El que no ha sido convaleciente no sabe lo que es bueno, como el que no tiene callos no conoce las delicias de sacarse las botas. Yo no he tenido nunca callos ni botas, pero sé lo que digo por el testimonio de personas fidedignas y experimentadas.
La convalecencia es una nueva vida que se comienza siendo grande. Una nace de la edad que tiene al salir de su enfermedad.
¡Cómo se aspira la vida, cómo se siente uno vivir! Para el convaleciente la vida tiene sabor, perfume, música y calor; la vida es sólida; puede uno tocarla, sentirla, alimentarse con ella y absorberla en todo momento.
La luz es más luz, el aire más puro, más fresco, más joven; la naturaleza es nueva, risueña, alegre, coqueta, sabrosa, encantadora.
Los órganos que asimilan el alimento con incomparable rapidez, se apoderan de todo con la energía del hambre y la ambición de las necesidades imperiosas de la vida.
¡Convalecer es una suprema delicia!
Parece que la debilidad nos vuelve a la infancia y nuestros sentidos gozan con todo, hallando a cada cosa la novedad y el atractivo que los niños le encuentran.
Ninguna mala pasión, ninguna de esas ideas insanas, que son el sustento de la sociedad, germina en la cabeza de un convaleciente; ¡él no quiere sino vivir, comer y descansar!
Se levanta tan pronto como puede para tomar el día por la punta, vive con gusto su vida durante unas cuantas horas y se acuesta después para dormir con un sueño profundo, robusto, intenso, dormido de una pieza.

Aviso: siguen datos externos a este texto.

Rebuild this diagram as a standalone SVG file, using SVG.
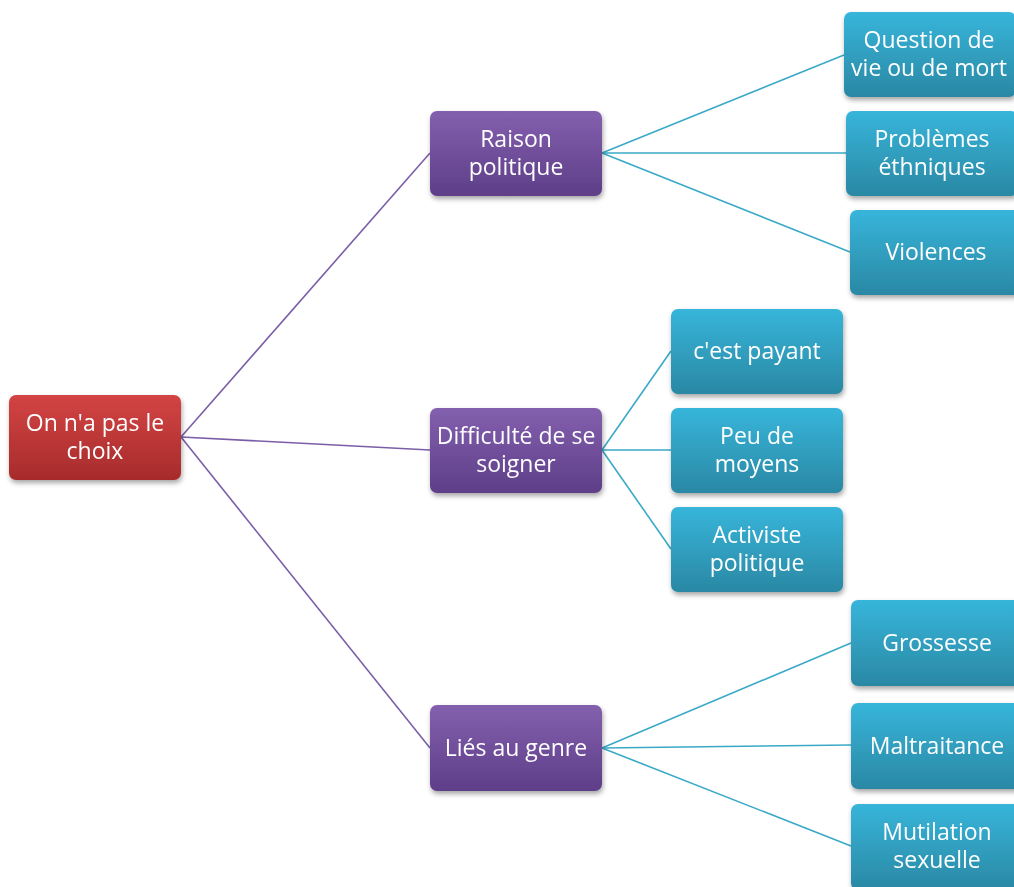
<svg xmlns="http://www.w3.org/2000/svg" width="1014" height="887" viewBox="0 0 1014 887">
<defs>
<linearGradient id="gRed" x1="0" y1="0" x2="0" y2="1"><stop offset="0" stop-color="#d34444"/><stop offset="1" stop-color="#a72b2b"/></linearGradient>
<linearGradient id="gPur" x1="0" y1="0" x2="0" y2="1"><stop offset="0" stop-color="#8360ae"/><stop offset="1" stop-color="#5e3e88"/></linearGradient>
<linearGradient id="gCy" x1="0" y1="0" x2="0" y2="1"><stop offset="0" stop-color="#37b5da"/><stop offset="1" stop-color="#2a88a4"/></linearGradient>
<filter id="sh" x="-10%" y="-10%" width="125%" height="135%"><feDropShadow dx="1" dy="3" stdDeviation="2.5" flood-color="#000" flood-opacity="0.35"/></filter>
</defs>
<style>
.n{filter:url(#sh)}
.t{font-family:"Open Sans","Liberation Sans",sans-serif;font-size:23px;fill:#fff;text-anchor:middle}
.ep{stroke:#7b5ea7;stroke-width:1.6;fill:none}
.ec{stroke:#3aa9c8;stroke-width:1.6;fill:none}
</style>
<rect width="1014" height="887" fill="#fff"/>
<g id="connectors">
<line class="ep" x1="181" y1="437" x2="430" y2="153"/>
<line class="ep" x1="181" y1="437" x2="430" y2="450"/>
<line class="ep" x1="181" y1="437" x2="430" y2="748"/>
<line class="ec" x1="602" y1="153" x2="844" y2="55"/>
<line class="ec" x1="602" y1="153" x2="846" y2="153"/>
<line class="ec" x1="602" y1="153" x2="850" y2="252"/>
<line class="ec" x1="602" y1="450" x2="671" y2="351"/>
<line class="ec" x1="602" y1="450" x2="671" y2="450"/>
<line class="ec" x1="602" y1="450" x2="671" y2="549"/>
<line class="ec" x1="602" y1="748" x2="851" y2="643"/>
<line class="ec" x1="602" y1="748" x2="851" y2="745"/>
<line class="ec" x1="602" y1="748" x2="851" y2="846"/>
</g>
<g id="root" class="n"><rect x="9" y="395" width="172" height="85" rx="7" fill="url(#gRed)"/><text class="t" x="95" y="431">On n'a pas le</text><text class="t" x="95" y="459">choix</text></g>
<g id="raison" class="n"><rect x="430" y="111" width="172" height="85" rx="7" fill="url(#gPur)"/><text class="t" x="516" y="147">Raison</text><text class="t" x="516" y="175">politique</text></g>
<g id="difficulte" class="n"><rect x="430" y="408" width="172" height="85" rx="7" fill="url(#gPur)"/><text class="t" x="516" y="444">Difficulté de se</text><text class="t" x="516" y="472">soigner</text></g>
<g id="lies" class="n"><rect x="430" y="705" width="172" height="86" rx="7" fill="url(#gPur)"/><text class="t" x="516" y="756">Liés au genre</text></g>
<g id="question" class="n"><rect x="844" y="12" width="172" height="85" rx="7" fill="url(#gCy)"/><text class="t" x="929" y="48">Question de</text><text class="t" x="929" y="76">vie ou de mort</text></g>
<g id="problemes" class="n"><rect x="846" y="111" width="172" height="85" rx="7" fill="url(#gCy)"/><text class="t" x="932" y="147">Problèmes</text><text class="t" x="932" y="175">éthniques</text></g>
<g id="violences" class="n"><rect x="850" y="210" width="172" height="85" rx="7" fill="url(#gCy)"/><text class="t" x="936" y="260">Violences</text></g>
<g id="payant" class="n"><rect x="671" y="309" width="172" height="85" rx="7" fill="url(#gCy)"/><text class="t" x="757" y="359">c'est payant</text></g>
<g id="moyens" class="n"><rect x="671" y="408" width="172" height="85" rx="7" fill="url(#gCy)"/><text class="t" x="757" y="444">Peu de</text><text class="t" x="757" y="472">moyens</text></g>
<g id="activiste" class="n"><rect x="671" y="507" width="172" height="85" rx="7" fill="url(#gCy)"/><text class="t" x="757" y="543">Activiste</text><text class="t" x="757" y="571">politique</text></g>
<g id="grossesse" class="n"><rect x="851" y="600" width="172" height="86" rx="7" fill="url(#gCy)"/><text class="t" x="937" y="651">Grossesse</text></g>
<g id="maltraitance" class="n"><rect x="851" y="703" width="172" height="86" rx="7" fill="url(#gCy)"/><text class="t" x="937" y="754">Maltraitance</text></g>
<g id="mutilation" class="n"><rect x="851" y="804" width="172" height="86" rx="7" fill="url(#gCy)"/><text class="t" x="937" y="840">Mutilation</text><text class="t" x="937" y="868">sexuelle</text></g>
</svg>
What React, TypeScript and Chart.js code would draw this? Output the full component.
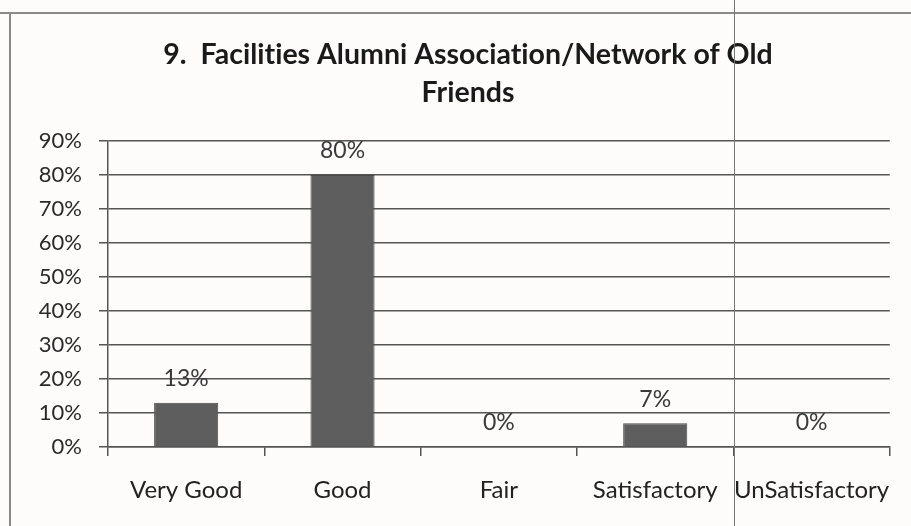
import React, { useEffect, useRef } from "react";
import { Chart, registerables } from "chart.js";

Chart.register(...registerables);

const categories = ["Very Good", "Good", "Fair", "Satisfactory", "UnSatisfactory"];
const values = [13, 80, 0, 7, 0];
const valueLabels = ["13%", "80%", "0%", "7%", "0%"];
const titleLines = ["9.  Facilities Alumni Association/Network of Old", "Friends"];

const FONT = "Lato, 'Open Sans', sans-serif";

const dataLabelPlugin = {
  id: "dataLabels",
  afterDatasetsDraw(chart: any) {
    const ctx = chart.ctx;
    const meta = chart.getDatasetMeta(0);
    ctx.save();
    ctx.font = `23px ${FONT}`;
    ctx.fillStyle = "#3a3a3a";
    ctx.textAlign = "center";
    ctx.textBaseline = "middle";
    meta.data.forEach((bar: any, i: number) => {
      ctx.fillText(valueLabels[i], bar.x, bar.y - 24);
    });
    ctx.restore();
  },
};

const titlePlugin = {
  id: "customTitle",
  afterDraw(chart: any) {
    const ctx = chart.ctx;
    ctx.save();
    ctx.font = `bold 28.5px ${FONT}`;
    (ctx as any).textRendering = "optimizeSpeed";
    (ctx as any).letterSpacing = "0.01px";
    ctx.fillStyle = "#1a1a1a";
    ctx.textAlign = "center";
    ctx.textBaseline = "middle";
    const cx = 468;
    titleLines.forEach((line, i) => {
      ctx.fillText(line, cx, 55 + i * 38);
    });
    ctx.restore();
  },
};

export default function App() {
  const ref = useRef<HTMLCanvasElement | null>(null);
  useEffect(() => {
    if (!ref.current) return;
    const chart = new Chart(ref.current, {
      type: "bar",
      data: {
        labels: categories,
        datasets: [
          {
            data: values,
            backgroundColor: "#5e5e5e",
            borderColor: "#4a4a4a",
            borderWidth: 1,
            categoryPercentage: 1,
            barPercentage: 0.41,
          },
        ],
      },
      options: {
        animation: false,
        responsive: false,
        maintainAspectRatio: false,
        layout: { padding: { left: 12, right: 18, top: 141, bottom: 10 } },
        plugins: {
          legend: { display: false },
          tooltip: { enabled: false },
          title: { display: false },
        },
        scales: {
          x: {
            grid: {
              display: true,
              drawOnChartArea: false,
              drawTicks: true,
              tickLength: 9,
              color: "#555",
              lineWidth: 1.5,
            },
            border: { display: true, color: "#555", width: 1.5 },
            ticks: {
              color: "#222",
              font: { family: FONT, size: 24 },
              padding: 20,
              maxRotation: 0,
              autoSkip: false,
            },
            afterFit(scale: any) {
              scale.height = 69;
            },
          },
          y: {
            min: 0,
            max: 90,
            grid: {
              color: "#555",
              lineWidth: 1.5,
              drawTicks: true,
              tickLength: 9,
            },
            border: { display: true, color: "#555", width: 1.5 },
            ticks: {
              stepSize: 10,
              color: "#2a2a2a",
              font: { family: FONT, size: 22 },
              padding: 17,
              callback: (v: any) => `${v}%`,
            },
            afterFit(scale: any) {
              scale.width = 96;
            },
          },
        },
      },
      plugins: [dataLabelPlugin, titlePlugin],
    });
    return () => chart.destroy();
  }, []);

  return (
    <div
      style={{
        position: "absolute",
        left: 0,
        top: 0,
        width: 911,
        height: 526,
        background: "#fdfcfb",
        overflow: "hidden",
      }}
    >
      <canvas ref={ref} width={911} height={526} style={{ display: "block" }} />
      <div style={{ position: "absolute", left: 0, top: 12, width: 911, height: 2, background: "#8a8a8a" }} />
      <div style={{ position: "absolute", left: 9, top: 12, width: 2, height: 514, background: "#8a8a8a" }} />
      <div style={{ position: "absolute", left: 734, top: 0, width: 1, height: 526, background: "#777" }} />
    </div>
  );
}
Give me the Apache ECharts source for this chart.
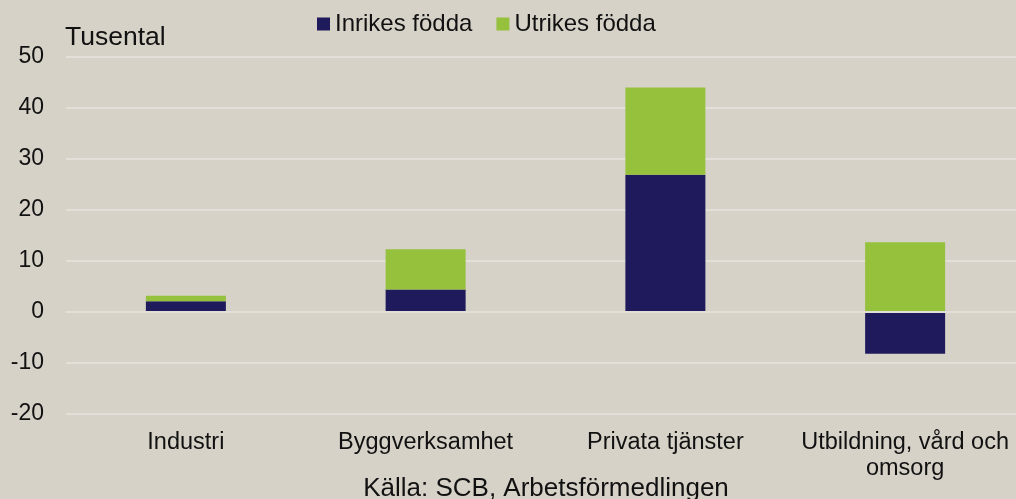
<!DOCTYPE html>
<html>
<head>
<meta charset="utf-8">
<script src="https://cdn.jsdelivr.net/npm/echarts@6/dist/echarts.min.js"></script>
<style>
  html, body { margin: 0; padding: 0; background: #D6D2C8; overflow: hidden; }
  /* plot runs a few px past the right edge in the original, so the canvas is a bit wider */
  #chart { width: 1025px; height: 499px; }
</style>
</head>
<body>
<div id="chart"></div>
<script>
const categories = ['Industri', 'Byggverksamhet', 'Privata tjänster', 'Utbildning, vård och\nomsorg']
const inrikes = [2.1, 4.4, 26.9, -8.2]
const utrikes = [1.1, 7.9, 17.1, 13.7]
const yTicks = { min: -20, max: 50, interval: 10 }

const font = 'Liberation Sans, Arial, sans-serif'
const gridColor = '#E2DFD9'

const chart = echarts.init(document.getElementById('chart'))

chart.setOption({
  backgroundColor: '#D6D2C8',
  color: ['#1F1A5C', '#95C13D'],
  animation: false,
  textStyle: { fontFamily: font },
  legend: {
    left: 317,
    top: 12,
    padding: 0,
    itemWidth: 13,
    itemHeight: 13,
    itemGap: 24,
    icon: 'rect',
    textStyle: { fontSize: 24, color: '#111', fontFamily: font },
    data: ['Inrikes födda', 'Utrikes födda']
  },
  graphic: [{
    type: 'text',
    x: 65,
    y: 38,
    style: { text: 'Tusental', fontSize: 26.5, fill: '#111', fontFamily: font, textVerticalAlign: 'middle' }
  }, {
    type: 'text',
    x: 546,
    y: 489,
    style: { text: 'Källa: SCB, Arbetsförmedlingen', fontSize: 26, fill: '#111', fontFamily: font, textAlign: 'center', textVerticalAlign: 'middle' }
  }],
  grid: {
    left: 66,
    top: 57,
    right: 0,
    height: 357
  },
  xAxis: {
    type: 'category',
    data: categories,
    z: 10,
    axisLine: { show: true, onZero: true, lineStyle: { color: gridColor, width: 2 } },
    axisTick: { show: false },
    axisLabel: {
      interval: 0,
      fontSize: 23.5,
      lineHeight: 26,
      color: '#111',
      fontFamily: font,
      margin: 0,
      padding: [16, 0, 0, 0]
    },
    position: 'bottom'
  },
  yAxis: {
    type: 'value',
    min: yTicks.min,
    max: yTicks.max,
    interval: yTicks.interval,
    axisLine: { show: false },
    axisTick: { show: false },
    splitLine: { lineStyle: { color: gridColor, width: 2 } },
    axisLabel: { fontSize: 23, color: '#111', margin: 22, fontFamily: font }
  },
  series: [{
    name: 'Inrikes födda',
    type: 'bar',
    stack: 'total',
    barWidth: 80,
    data: inrikes
  }, {
    name: 'Utrikes födda',
    type: 'bar',
    stack: 'total',
    barWidth: 80,
    data: utrikes
  }]
})
</script>
</body>
</html>
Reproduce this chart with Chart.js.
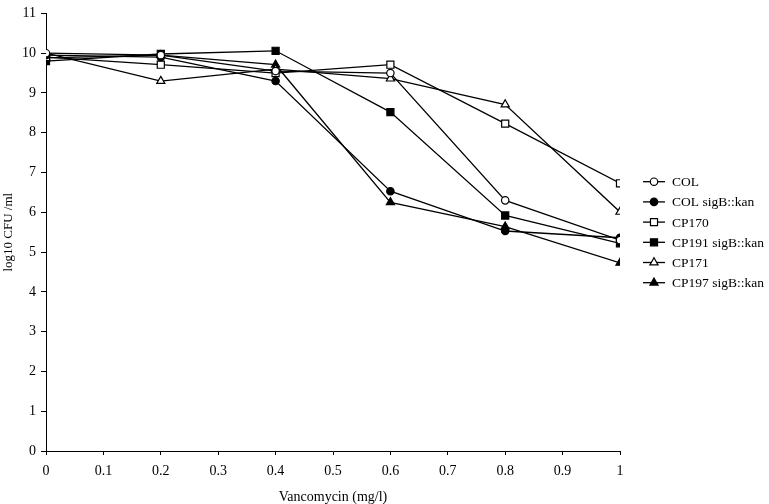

Y luego las gentes son buenas, compasivas; las caras amables; hay sonrisas en todas las bocas para el convaleciente que se deja adular, regalar, felicitar y cuidar, sin inquietarse siquiera con la sospecha de que sus contemporáneos no esperan sino que se ponga fuerte para volver a agarrarlo por su cuenta y morderlo, despedazarlo y combatirlo, como se usa entre hombres que se quieren y que por eso viven en sociedad.
En fin, yo estaba convaleciente, pálido, flaco, sin fuerza.
¡Qué traza la que tenía! Me parecía que yo era mi propio abuelo; un abuelito chico, disminuido, como si me hubiera secado y acortado; era mi antepasado en pequeño, un antiguo concentrado que no había comido nada durante muchas generaciones; mi apetito era del tiempo de Sesostris y yo había estado en Jerusalén; la conciencia de mi persona se confundía con las más remotas tradiciones y no podía entender cómo pudo llegar hasta mí la noticia de mi existencia, siendo como era una momia mayor que sí misma y contemporánea de los mastodontes.
La enfermedad había retirado en mi memoria las épocas, y yo tenía por sensaciones todas esas paradojas disparatadas.
Conforme iba ganando en fuerza, los días eran más plácidos. Durante algunas horas me sentaba a recibir el sol que entraba en la pieza, y mi silla lo seguía en sus cambios de dirección hasta la tarde.
Nunca he visto sol más amable, más abrigado ni más cariñoso.
Verdad es que mi dicha se aumentaba con las delicias de una excepción legítima: no iba a la escuela y mis hermanos iban. No ir yo era por sí solo una bienaventuranza; que otros fueran era el colmo de la dicha. ¡Tan cierto es que nada abriga tanto como saber que otros tienen frío!